→ PROMPT:
Find each line with the word "this" and say how many there are, nothing else.

→ RECORDS SHOWN:
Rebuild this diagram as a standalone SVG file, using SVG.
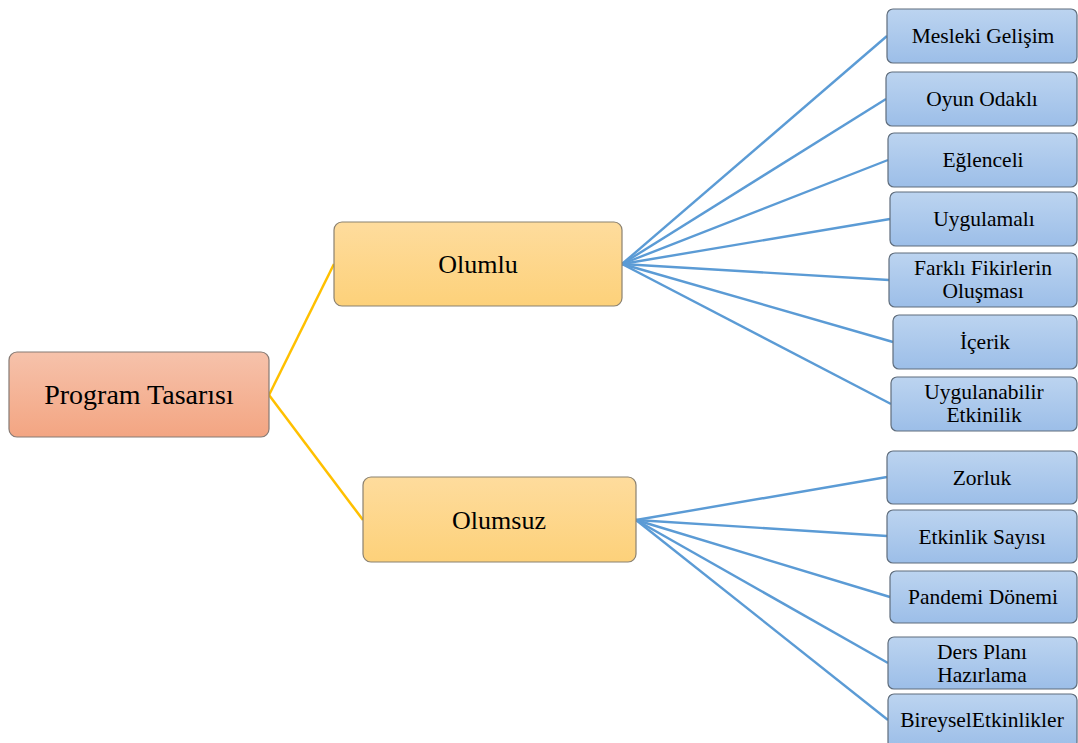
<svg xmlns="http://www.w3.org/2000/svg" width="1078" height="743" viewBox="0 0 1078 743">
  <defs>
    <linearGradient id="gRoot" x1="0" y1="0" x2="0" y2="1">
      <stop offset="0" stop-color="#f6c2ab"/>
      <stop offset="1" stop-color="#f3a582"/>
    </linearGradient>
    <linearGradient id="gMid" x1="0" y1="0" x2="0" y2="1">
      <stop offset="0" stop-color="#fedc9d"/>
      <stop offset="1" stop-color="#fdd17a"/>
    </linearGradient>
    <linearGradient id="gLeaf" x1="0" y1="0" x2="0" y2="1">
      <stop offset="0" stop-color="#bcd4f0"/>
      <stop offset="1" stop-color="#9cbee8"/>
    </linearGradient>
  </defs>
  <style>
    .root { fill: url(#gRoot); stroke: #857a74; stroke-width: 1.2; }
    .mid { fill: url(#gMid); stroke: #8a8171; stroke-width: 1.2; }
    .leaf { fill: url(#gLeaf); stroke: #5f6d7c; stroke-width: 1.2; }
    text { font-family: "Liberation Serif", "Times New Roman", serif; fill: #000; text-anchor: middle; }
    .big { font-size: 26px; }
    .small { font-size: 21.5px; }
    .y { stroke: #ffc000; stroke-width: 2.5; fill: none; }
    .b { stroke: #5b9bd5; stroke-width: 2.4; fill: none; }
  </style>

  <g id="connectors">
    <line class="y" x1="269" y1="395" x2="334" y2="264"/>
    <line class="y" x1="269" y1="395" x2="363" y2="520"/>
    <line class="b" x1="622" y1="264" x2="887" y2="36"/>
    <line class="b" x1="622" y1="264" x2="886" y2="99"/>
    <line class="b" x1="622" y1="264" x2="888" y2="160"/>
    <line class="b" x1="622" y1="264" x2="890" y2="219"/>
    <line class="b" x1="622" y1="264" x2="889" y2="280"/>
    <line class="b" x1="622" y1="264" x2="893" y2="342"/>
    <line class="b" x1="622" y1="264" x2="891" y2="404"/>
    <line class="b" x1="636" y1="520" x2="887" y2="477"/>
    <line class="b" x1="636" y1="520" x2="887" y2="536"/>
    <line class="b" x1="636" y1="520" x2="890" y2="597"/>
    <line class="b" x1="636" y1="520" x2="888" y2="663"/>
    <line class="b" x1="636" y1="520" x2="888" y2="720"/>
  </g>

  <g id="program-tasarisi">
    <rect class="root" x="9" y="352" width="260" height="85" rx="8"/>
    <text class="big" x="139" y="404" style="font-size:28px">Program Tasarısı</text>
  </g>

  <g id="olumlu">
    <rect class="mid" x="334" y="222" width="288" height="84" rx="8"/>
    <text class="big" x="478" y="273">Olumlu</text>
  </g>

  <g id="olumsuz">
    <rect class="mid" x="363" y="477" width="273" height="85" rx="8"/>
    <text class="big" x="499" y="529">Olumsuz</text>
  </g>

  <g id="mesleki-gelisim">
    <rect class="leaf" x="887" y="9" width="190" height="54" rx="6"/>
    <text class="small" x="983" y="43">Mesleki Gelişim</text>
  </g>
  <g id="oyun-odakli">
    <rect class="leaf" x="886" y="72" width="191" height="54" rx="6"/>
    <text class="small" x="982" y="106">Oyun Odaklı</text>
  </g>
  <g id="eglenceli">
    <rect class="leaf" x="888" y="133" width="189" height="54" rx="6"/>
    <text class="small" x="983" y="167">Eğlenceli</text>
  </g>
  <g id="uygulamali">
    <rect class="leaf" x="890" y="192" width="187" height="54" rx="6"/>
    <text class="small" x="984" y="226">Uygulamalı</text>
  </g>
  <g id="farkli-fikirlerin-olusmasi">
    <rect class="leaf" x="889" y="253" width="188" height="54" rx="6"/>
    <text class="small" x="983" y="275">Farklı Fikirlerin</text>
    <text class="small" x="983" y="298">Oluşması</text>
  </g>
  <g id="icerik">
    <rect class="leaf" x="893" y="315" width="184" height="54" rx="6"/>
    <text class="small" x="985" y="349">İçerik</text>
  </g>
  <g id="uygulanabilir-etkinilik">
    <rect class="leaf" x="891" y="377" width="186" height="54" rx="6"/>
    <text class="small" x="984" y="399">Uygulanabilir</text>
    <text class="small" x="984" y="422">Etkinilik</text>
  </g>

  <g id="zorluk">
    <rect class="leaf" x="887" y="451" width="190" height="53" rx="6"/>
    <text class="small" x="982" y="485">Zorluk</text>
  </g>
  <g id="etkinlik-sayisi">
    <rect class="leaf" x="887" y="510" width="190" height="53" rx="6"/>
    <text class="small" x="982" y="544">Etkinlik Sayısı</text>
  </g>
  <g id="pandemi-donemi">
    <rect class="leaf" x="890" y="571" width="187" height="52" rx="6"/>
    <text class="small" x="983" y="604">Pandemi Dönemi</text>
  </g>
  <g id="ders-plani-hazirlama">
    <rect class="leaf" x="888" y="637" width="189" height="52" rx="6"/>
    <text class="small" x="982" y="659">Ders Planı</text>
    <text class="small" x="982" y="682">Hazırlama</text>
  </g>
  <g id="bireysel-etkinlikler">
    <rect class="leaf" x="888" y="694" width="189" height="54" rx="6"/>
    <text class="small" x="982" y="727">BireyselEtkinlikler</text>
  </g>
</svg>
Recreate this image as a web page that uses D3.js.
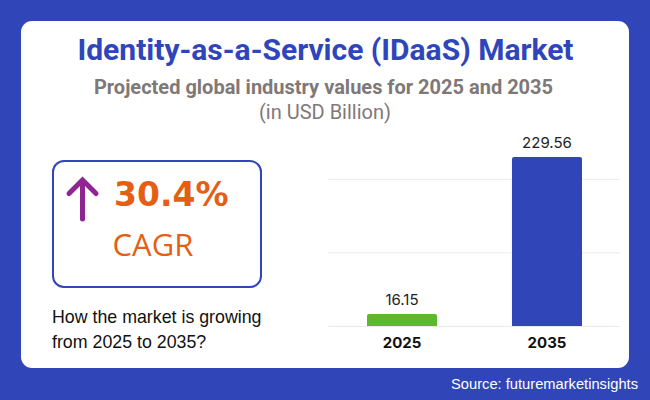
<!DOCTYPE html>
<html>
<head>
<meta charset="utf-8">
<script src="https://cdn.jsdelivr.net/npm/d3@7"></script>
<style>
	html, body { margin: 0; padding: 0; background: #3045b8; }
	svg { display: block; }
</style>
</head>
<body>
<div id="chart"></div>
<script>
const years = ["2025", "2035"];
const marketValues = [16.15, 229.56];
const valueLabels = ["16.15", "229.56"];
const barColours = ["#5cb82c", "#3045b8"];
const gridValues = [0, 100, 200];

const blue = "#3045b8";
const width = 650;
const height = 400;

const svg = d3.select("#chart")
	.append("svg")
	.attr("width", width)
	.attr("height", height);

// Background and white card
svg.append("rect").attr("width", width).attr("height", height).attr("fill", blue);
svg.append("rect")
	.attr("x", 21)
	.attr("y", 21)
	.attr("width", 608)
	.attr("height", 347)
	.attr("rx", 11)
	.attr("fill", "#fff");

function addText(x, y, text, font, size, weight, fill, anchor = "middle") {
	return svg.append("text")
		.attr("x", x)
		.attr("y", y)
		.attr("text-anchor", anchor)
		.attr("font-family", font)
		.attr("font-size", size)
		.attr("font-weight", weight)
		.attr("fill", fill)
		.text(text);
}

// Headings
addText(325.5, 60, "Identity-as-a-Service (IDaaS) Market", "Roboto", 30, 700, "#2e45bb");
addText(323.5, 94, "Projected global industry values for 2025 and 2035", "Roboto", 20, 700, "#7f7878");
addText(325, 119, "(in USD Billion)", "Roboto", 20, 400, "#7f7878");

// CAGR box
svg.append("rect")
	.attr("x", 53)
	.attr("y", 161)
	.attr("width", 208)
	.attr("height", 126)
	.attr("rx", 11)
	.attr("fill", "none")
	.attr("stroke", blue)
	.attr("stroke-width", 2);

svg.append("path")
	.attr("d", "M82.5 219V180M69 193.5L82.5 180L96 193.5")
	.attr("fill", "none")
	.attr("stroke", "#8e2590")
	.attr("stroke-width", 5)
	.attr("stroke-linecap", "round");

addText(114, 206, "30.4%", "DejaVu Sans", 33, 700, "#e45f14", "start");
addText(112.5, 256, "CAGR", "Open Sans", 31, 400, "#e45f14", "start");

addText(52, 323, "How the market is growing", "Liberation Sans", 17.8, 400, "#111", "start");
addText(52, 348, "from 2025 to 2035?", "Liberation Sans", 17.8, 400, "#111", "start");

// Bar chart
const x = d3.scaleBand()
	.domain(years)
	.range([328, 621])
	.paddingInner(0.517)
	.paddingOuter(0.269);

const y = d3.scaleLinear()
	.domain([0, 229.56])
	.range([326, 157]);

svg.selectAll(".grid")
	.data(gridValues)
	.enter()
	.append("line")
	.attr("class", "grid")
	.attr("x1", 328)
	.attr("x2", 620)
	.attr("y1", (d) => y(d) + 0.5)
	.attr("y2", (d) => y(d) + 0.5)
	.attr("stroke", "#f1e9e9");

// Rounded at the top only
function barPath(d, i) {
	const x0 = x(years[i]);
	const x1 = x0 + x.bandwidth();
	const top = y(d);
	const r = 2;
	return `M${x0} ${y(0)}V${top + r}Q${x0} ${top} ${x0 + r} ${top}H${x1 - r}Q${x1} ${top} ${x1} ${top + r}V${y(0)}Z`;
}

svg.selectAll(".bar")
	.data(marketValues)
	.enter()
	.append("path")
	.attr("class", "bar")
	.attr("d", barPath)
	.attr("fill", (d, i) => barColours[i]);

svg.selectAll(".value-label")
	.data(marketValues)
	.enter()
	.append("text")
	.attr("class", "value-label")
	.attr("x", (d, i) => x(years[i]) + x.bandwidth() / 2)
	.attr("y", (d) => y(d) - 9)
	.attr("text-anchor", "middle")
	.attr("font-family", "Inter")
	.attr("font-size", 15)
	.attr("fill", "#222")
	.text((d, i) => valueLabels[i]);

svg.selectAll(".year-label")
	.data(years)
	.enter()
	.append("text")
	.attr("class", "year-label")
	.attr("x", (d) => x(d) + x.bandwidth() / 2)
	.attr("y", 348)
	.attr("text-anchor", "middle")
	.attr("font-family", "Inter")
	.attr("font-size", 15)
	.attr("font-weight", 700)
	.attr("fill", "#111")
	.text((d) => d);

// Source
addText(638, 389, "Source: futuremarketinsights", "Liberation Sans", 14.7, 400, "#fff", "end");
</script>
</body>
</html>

→ FINAL RESULT:
2